— Begin Supplied records —

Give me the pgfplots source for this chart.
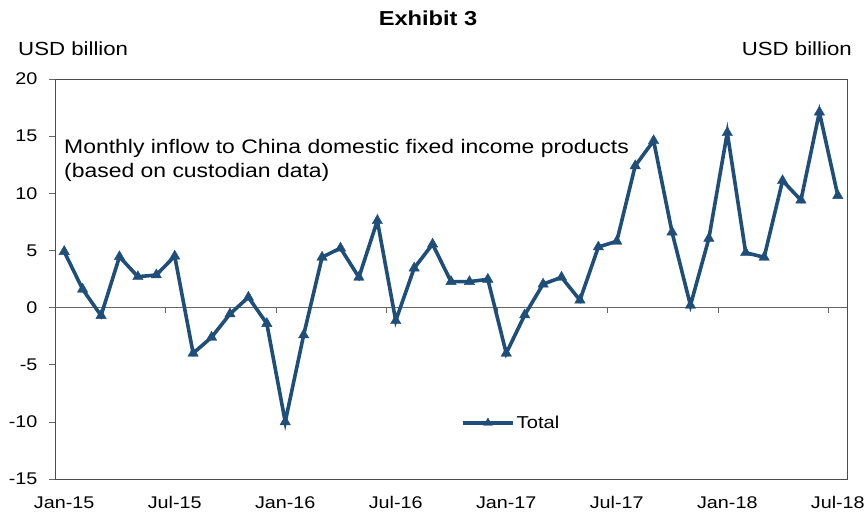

— End Supplied records —
— Begin Supplied records —

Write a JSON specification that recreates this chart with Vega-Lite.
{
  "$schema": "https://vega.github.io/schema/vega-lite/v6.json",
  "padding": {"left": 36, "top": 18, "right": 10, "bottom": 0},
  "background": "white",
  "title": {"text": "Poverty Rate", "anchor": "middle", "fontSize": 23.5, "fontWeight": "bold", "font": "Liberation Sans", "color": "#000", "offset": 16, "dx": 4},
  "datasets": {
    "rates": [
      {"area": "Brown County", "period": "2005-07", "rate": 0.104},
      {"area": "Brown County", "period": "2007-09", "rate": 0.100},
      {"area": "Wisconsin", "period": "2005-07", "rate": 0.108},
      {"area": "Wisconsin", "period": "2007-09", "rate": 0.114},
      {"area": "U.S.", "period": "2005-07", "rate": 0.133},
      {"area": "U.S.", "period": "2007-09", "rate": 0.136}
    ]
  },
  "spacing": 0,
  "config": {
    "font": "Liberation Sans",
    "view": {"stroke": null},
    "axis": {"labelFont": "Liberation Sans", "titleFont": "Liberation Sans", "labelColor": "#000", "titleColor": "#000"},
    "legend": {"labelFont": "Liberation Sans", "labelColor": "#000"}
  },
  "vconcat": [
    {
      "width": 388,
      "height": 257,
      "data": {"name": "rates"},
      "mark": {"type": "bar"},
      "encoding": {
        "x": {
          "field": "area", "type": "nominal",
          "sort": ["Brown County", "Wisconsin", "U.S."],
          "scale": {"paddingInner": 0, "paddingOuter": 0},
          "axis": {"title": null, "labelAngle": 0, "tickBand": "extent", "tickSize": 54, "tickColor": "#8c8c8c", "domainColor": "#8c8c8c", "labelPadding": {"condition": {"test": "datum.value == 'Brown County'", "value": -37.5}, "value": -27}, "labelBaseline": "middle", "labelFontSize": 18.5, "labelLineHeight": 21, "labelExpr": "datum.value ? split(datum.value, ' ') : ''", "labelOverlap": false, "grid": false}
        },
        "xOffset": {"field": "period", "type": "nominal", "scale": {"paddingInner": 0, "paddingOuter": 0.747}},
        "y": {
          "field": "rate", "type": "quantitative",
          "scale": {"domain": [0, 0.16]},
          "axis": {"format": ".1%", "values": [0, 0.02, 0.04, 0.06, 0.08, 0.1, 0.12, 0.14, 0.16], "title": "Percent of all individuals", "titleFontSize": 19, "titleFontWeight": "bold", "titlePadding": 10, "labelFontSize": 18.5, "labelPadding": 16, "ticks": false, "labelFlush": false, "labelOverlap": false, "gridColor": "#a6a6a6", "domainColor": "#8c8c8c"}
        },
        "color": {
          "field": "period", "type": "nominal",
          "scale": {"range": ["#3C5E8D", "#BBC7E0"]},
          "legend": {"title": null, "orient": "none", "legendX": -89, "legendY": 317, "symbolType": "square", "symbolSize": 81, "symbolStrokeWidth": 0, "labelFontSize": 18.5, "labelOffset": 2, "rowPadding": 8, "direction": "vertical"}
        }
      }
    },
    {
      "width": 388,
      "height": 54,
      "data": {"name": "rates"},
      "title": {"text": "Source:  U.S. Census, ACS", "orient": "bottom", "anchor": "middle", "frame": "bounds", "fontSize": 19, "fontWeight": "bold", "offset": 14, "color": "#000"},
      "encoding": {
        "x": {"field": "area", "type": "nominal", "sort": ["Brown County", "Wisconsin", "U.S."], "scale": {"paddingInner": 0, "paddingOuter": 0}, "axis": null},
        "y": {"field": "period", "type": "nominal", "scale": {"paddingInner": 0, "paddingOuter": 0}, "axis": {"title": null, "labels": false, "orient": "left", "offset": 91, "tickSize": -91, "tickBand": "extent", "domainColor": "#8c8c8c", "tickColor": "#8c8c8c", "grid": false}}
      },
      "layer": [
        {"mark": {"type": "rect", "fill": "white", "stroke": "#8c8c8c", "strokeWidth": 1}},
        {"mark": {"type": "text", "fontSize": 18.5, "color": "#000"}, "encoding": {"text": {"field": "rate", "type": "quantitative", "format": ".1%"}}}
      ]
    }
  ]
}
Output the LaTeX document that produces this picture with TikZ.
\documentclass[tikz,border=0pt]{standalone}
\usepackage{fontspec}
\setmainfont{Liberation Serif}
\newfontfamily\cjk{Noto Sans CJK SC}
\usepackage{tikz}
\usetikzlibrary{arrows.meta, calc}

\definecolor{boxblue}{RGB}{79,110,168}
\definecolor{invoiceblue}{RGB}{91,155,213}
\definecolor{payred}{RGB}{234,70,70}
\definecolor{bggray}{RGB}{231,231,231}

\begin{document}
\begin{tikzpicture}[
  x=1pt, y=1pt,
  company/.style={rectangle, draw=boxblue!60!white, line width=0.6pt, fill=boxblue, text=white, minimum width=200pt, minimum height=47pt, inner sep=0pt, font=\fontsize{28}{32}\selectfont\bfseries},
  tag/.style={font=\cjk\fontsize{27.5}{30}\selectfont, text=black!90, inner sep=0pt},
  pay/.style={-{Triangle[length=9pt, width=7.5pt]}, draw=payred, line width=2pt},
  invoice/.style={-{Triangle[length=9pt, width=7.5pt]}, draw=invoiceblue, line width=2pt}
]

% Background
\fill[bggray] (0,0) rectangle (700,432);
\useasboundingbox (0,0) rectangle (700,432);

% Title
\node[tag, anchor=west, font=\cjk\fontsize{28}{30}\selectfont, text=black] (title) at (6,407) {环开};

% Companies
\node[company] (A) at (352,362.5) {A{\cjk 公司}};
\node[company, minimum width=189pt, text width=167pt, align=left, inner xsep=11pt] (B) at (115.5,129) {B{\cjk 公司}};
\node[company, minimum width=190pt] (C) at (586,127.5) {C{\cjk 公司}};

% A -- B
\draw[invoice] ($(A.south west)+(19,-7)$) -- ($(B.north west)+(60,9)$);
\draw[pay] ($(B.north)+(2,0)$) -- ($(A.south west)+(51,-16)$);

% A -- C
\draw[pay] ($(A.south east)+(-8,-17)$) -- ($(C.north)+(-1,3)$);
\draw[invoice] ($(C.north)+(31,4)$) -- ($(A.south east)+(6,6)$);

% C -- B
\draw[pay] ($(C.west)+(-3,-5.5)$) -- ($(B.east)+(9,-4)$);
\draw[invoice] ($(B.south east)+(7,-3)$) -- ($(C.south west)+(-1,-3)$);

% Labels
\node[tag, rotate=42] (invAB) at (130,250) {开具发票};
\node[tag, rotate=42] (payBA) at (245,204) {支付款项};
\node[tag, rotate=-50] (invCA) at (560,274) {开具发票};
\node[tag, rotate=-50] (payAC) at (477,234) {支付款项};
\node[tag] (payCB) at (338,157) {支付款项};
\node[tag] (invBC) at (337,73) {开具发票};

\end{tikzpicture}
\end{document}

— End Supplied records —
— Begin Supplied records —

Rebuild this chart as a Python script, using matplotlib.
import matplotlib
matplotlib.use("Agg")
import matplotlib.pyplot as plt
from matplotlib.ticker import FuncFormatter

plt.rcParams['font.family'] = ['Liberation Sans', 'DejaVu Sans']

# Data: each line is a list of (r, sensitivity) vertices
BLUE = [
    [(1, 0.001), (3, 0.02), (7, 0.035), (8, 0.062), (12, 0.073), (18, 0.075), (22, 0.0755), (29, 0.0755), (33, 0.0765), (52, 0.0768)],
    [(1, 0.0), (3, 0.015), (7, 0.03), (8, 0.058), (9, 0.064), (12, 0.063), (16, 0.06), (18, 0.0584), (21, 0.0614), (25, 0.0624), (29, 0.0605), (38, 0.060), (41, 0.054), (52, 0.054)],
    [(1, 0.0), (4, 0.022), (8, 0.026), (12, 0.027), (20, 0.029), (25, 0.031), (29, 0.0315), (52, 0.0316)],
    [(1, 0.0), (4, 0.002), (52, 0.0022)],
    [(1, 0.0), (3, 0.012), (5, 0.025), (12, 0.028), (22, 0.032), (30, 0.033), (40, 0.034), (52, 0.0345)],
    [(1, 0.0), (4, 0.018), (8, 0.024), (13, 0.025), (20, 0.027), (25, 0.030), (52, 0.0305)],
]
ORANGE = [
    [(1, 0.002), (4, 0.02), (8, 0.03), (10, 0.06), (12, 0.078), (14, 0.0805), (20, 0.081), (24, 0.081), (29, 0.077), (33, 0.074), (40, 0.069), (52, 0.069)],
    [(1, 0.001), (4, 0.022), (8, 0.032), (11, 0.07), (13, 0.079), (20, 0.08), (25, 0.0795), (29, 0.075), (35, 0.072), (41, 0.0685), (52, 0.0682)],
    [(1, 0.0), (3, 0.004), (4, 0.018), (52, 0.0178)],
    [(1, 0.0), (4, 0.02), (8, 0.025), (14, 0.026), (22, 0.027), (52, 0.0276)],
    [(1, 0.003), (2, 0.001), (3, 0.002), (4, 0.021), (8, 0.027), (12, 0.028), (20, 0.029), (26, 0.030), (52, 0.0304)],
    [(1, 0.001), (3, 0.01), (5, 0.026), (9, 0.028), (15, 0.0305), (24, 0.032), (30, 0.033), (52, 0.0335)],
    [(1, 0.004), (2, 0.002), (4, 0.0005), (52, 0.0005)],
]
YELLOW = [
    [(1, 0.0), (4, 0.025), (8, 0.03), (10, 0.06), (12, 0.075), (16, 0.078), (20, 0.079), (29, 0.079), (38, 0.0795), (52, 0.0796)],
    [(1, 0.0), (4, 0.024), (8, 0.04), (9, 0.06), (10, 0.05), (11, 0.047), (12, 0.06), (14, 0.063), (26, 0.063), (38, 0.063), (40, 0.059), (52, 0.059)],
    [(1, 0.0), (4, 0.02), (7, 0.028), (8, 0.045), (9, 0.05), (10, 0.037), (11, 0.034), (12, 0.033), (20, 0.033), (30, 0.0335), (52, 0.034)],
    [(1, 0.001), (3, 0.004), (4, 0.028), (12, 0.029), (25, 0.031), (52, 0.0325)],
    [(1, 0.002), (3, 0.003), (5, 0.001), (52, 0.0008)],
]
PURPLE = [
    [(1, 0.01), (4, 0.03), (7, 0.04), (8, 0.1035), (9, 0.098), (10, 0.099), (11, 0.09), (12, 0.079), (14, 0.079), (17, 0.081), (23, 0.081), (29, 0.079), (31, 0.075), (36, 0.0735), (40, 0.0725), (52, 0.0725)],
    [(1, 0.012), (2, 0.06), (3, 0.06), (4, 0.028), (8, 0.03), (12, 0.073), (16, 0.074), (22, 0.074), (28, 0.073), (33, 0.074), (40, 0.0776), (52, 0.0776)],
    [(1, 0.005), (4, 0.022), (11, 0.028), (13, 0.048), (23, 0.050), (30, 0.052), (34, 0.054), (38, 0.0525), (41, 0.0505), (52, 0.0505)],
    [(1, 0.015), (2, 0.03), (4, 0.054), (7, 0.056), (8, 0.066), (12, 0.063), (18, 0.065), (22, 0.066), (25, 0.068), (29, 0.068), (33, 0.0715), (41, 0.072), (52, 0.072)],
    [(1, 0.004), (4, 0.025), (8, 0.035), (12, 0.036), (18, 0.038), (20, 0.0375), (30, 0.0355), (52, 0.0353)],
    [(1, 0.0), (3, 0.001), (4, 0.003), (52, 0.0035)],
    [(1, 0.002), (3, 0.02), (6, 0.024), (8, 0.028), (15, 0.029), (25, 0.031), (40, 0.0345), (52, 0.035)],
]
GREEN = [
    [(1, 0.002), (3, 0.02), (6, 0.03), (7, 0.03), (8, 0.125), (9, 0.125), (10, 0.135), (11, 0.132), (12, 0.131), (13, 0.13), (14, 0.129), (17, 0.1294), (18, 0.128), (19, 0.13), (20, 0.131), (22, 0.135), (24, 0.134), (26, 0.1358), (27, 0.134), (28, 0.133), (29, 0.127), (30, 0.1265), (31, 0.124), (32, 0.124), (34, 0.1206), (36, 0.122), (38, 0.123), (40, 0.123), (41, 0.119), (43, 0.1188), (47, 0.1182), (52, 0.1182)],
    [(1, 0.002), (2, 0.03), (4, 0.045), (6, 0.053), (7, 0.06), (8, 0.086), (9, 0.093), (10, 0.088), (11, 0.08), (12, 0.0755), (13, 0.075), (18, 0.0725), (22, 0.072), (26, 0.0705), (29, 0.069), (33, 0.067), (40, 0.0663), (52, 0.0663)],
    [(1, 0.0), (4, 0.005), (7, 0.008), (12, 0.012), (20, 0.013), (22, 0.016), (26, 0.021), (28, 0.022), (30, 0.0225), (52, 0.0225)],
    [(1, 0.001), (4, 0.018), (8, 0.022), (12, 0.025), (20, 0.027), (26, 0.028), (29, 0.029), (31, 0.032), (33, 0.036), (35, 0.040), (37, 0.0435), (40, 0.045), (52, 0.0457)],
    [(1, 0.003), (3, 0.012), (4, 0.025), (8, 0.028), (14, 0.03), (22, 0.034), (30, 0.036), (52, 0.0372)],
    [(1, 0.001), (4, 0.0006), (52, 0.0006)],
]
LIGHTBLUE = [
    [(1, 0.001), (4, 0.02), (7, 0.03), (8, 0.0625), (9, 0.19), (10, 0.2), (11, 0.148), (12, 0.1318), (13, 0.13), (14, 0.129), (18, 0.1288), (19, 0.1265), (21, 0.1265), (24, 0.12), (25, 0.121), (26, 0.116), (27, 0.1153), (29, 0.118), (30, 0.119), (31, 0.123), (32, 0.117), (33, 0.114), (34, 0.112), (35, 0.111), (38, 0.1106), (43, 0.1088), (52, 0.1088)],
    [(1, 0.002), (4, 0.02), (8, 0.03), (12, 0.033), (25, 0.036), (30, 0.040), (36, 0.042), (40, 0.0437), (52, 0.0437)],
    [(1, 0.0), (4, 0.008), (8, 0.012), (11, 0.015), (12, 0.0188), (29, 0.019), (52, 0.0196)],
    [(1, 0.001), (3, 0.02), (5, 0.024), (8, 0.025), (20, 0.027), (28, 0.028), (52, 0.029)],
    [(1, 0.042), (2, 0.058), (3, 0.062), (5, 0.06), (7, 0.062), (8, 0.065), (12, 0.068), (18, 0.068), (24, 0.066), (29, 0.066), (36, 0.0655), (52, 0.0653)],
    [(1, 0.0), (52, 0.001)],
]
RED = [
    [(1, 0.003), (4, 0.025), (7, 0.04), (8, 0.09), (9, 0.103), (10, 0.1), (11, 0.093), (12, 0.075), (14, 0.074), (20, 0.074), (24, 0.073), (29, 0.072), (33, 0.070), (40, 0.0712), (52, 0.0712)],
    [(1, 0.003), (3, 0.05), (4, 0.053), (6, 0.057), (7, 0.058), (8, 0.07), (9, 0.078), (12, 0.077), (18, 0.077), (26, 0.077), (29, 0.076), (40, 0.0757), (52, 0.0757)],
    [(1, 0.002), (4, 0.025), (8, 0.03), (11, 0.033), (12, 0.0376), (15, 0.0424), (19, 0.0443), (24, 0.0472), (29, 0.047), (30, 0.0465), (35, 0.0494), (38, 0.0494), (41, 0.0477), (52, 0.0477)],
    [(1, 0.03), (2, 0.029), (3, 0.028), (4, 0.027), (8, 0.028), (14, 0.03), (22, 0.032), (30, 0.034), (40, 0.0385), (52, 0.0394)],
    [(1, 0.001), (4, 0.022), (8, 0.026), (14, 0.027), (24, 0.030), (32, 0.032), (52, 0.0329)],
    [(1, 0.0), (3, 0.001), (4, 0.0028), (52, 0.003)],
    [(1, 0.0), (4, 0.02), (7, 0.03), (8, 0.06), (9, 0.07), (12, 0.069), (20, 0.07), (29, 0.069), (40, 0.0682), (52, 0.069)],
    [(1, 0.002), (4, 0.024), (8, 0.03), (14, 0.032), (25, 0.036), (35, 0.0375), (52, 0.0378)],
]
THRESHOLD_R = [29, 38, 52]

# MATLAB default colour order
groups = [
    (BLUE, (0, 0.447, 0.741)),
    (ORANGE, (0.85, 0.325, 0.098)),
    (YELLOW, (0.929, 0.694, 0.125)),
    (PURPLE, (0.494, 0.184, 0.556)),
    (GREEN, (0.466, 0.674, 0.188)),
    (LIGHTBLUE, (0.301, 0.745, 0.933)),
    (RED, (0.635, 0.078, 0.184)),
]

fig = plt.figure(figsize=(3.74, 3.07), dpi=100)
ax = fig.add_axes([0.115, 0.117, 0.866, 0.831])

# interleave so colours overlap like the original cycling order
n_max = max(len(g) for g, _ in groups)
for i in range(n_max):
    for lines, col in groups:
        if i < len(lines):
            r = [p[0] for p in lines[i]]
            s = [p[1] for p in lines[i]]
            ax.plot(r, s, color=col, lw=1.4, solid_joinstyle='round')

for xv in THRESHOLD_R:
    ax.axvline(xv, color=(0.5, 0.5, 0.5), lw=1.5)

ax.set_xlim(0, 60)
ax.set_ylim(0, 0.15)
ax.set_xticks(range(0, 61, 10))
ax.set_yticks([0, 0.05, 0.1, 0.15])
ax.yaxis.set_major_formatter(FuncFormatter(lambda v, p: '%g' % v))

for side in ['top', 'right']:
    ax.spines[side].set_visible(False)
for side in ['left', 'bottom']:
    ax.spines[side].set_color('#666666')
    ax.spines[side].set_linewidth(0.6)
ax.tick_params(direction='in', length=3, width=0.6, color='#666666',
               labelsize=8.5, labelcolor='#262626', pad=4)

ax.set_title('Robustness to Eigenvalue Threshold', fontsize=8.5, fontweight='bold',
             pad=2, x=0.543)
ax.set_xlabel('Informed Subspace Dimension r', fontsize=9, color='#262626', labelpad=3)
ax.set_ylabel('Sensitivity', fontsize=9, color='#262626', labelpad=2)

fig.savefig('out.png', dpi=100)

— End Supplied records —

Go through the material above and output exactly the lines from the one containing "Rebuild this chart" through the one containing "plt.rcParams['font.family'] = ['Liberation".

Rebuild this chart as a Python script, using matplotlib.
import matplotlib
matplotlib.use("Agg")
import matplotlib.pyplot as plt
from matplotlib.ticker import FuncFormatter

plt.rcParams['font.family'] = ['Liberation Sans', 'DejaVu Sans']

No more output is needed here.